Fault-Detection-and-Identification-2023

In this repo, a few topics about useful Machine Learning and Deep Learning algorithms for Fault Detection and Identification are taught.

Context

Machine Learning and Deep Learning algorithms play an important role in Intelligent Condition Monitoring and Data-Driven Fault Detection and Identification. Some of useful algorithms are implemented from scratch and investigated in depth in this repo. At first, PCA and LDA dimension reduction methods are implemented from scratch and investigated. Then, Multi-Layer Perceptron is utilized for solving Classification and Regression tasks. RBF Neural Network is also implemented from scratch and utilized for a classification task on a simple generated data set. Moreover, Dense, RBF, Convolutional and Convolutional-Recurrent Neural Networks are utilized for Fault Identification on Case Western Bearing Health data set.

Dataset

For PCA and LDA investigation a custom synthetic data set is used. Also for taching MLP for Regression and Classification, and RBF for Classification a custom synthetic data set is used. For Fully Connected Autoencoder for dimensionality reduction a custom bearing data set containing 12 statistical features is used. Moreover, The Case Western Reserve University bearing data set which contains signals of various bearing health states is utilized for training MLP, RBF, Convolutional and ConvLSTM networks. The signals are segmented by sliding a window with size 420 in a non-overlapping manner. The window size ischoosen based on the sampling frequency and the motor rotational speed. The data set contains 4 classes, namely Healthy, Inner Race, Ball and Outer Race.

This dataset is taken from the website https://engineering.case.edu/bearingdatacenter/download-data-file

Berief list of implemented algorithms and neural networks

  1. PCA and LDA
  2. MLP for Classification and Regression tasks
  3. RBF for Classification task
  4. Fully Connected Autoencoder for dimensionality reduction
  5. MLP for CWRU bearing Fault Classification
  6. RBF for CWRU bearing Fault Classification
  7. CNN for CWRU bearing Fault Classification
  8. ConvLSTM for CWRU bearing Fault Classification

PCA and LDA

Two experiments are carried out in this section. For the 1st experiment, a simple data set with gaussian distrbution is generated. Then the principal directions for transforming the data are obtained from PCA and are depicted on the generated distribution. The generated distribution and corresponding principal directions are depicted in the below figure.

For the 2nd example, a simple data set with 3 classes is generated. The generated data set is depicted in below figure.

Then the principal components are obtained from PCA and are depicted on the scatter plot of data in 2 dimensional space. The result is depicted in below figure.

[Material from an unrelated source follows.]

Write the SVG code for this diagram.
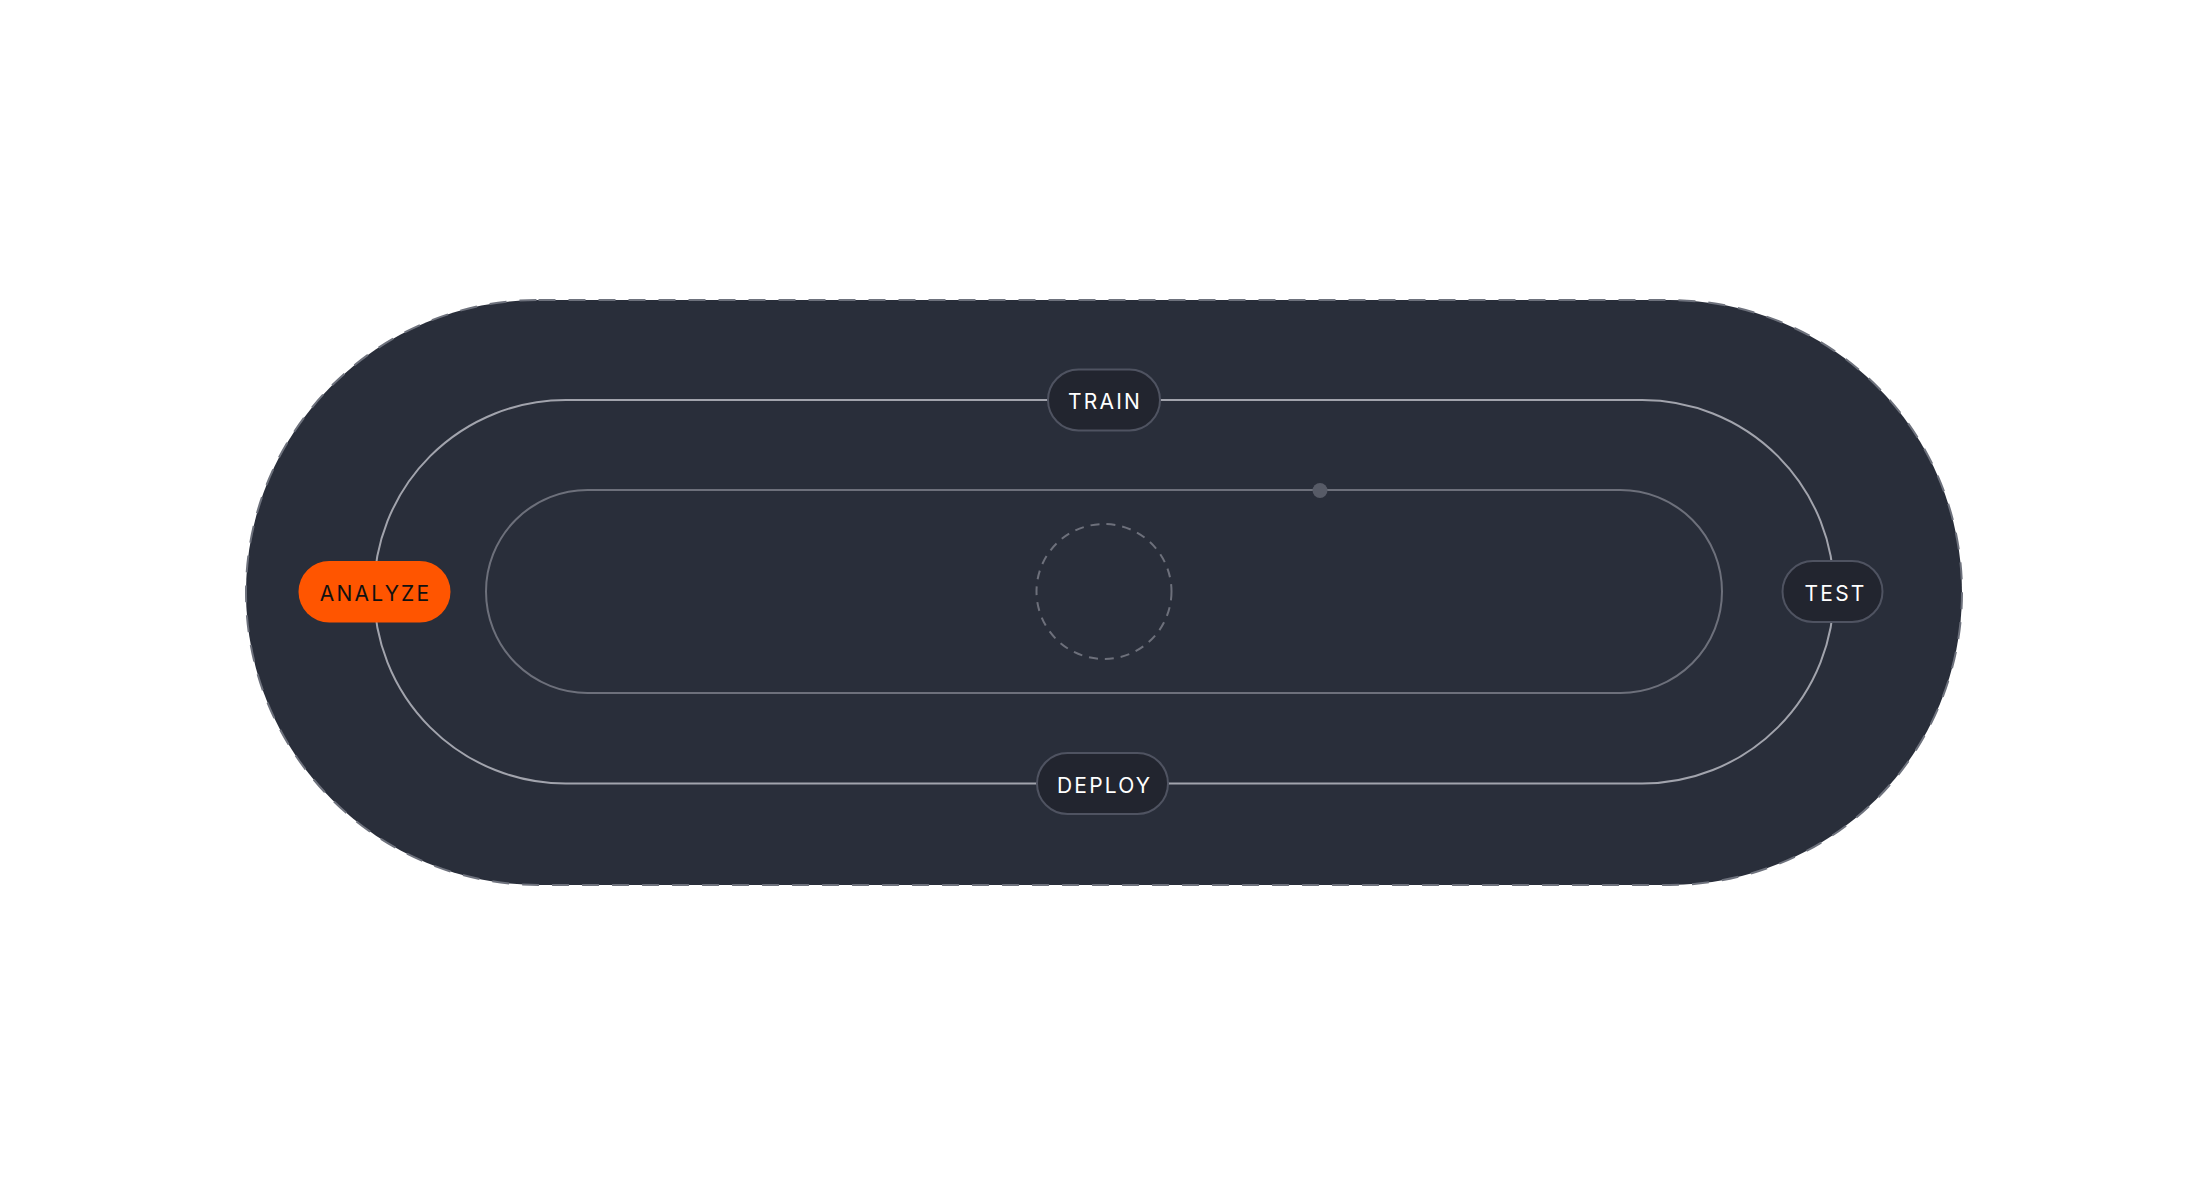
<svg xmlns="http://www.w3.org/2000/svg" width="2208" height="1184" viewBox="0 0 2208 1184">
<style>
.lbl{font-family:Inter,"Noto Sans","Liberation Sans",sans-serif;font-size:21px;letter-spacing:2.2px;text-anchor:middle}
.pill{fill:#22252f;stroke:#4f5361;stroke-width:2}
.light{fill:#ffffff}
</style>
<rect width="2208" height="1184" fill="#ffffff"/>
<g id="board">
<rect x="246" y="300" width="1716" height="585" rx="292.5" fill="#292e3a" stroke="#6d717c" stroke-width="2" stroke-dasharray="17 13"/>
</g>
<g id="connectors" fill="none">
<rect x="374" y="400" width="1460" height="383.5" rx="191.75" stroke="#a2a4ad" stroke-width="2"/>
<rect x="486" y="490" width="1236" height="203" rx="101.5" stroke="#6d707b" stroke-width="2"/>
<circle cx="1104" cy="591.5" r="67.5" stroke="#6d707b" stroke-width="2" stroke-dasharray="9 7"/>
<circle cx="1320" cy="490.5" r="7.5" fill="#575b67"/>
</g>
<g id="train">
<rect class="pill" x="1048" y="369.5" width="112" height="61" rx="30.5"/>
<text class="lbl light" x="1105.1" y="409">TRAIN</text>
</g>
<g id="analyze">
<rect x="298.5" y="561" width="152" height="61.5" rx="30.75" fill="#ff5500"/>
<text class="lbl" x="375.6" y="601" fill="#111111">ANALYZE</text>
</g>
<g id="test">
<rect class="pill" x="1782.5" y="561" width="100" height="61" rx="30.5"/>
<text class="lbl light" x="1835.6" y="601">TEST</text>
</g>
<g id="deploy">
<rect class="pill" x="1037" y="753" width="131" height="61" rx="30.5"/>
<text class="lbl light" x="1104.6" y="793">DEPLOY</text>
</g>
</svg>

Then the principal components are obtained from PCA and the data is projected to each of obtained directions. The result is depicted in below figure.

Furthermore, using the same data set and LDA, the principal components for transforming the data are acquired. The result of transforming data without dimensionality reduction as well as transforming the data along each of principal directions (reducing one dimension) are depicted in below figure.

MLP for Regression

The target function for regression is depicted in below figure.

The error during training procedure is depicted in below figure.

The predicted values by the regression network for samples belonging to train data set and test data sets are depicted in figure below.

Apparentely, for large values of independent variable the predicted values are not accurate enough, so we use powers of independent variable x (x^2, x^3, ...) in order to achieve a better regression model. The error during training procedure is depicted in below figure.

The achieved result is depicted in below figure. Obviously the results are more accurate for large values of independent variable x.

MLP and RBF for Classification

The synthetic data set used for training MLP and RBF Networks for Classification task is depicted in below figure.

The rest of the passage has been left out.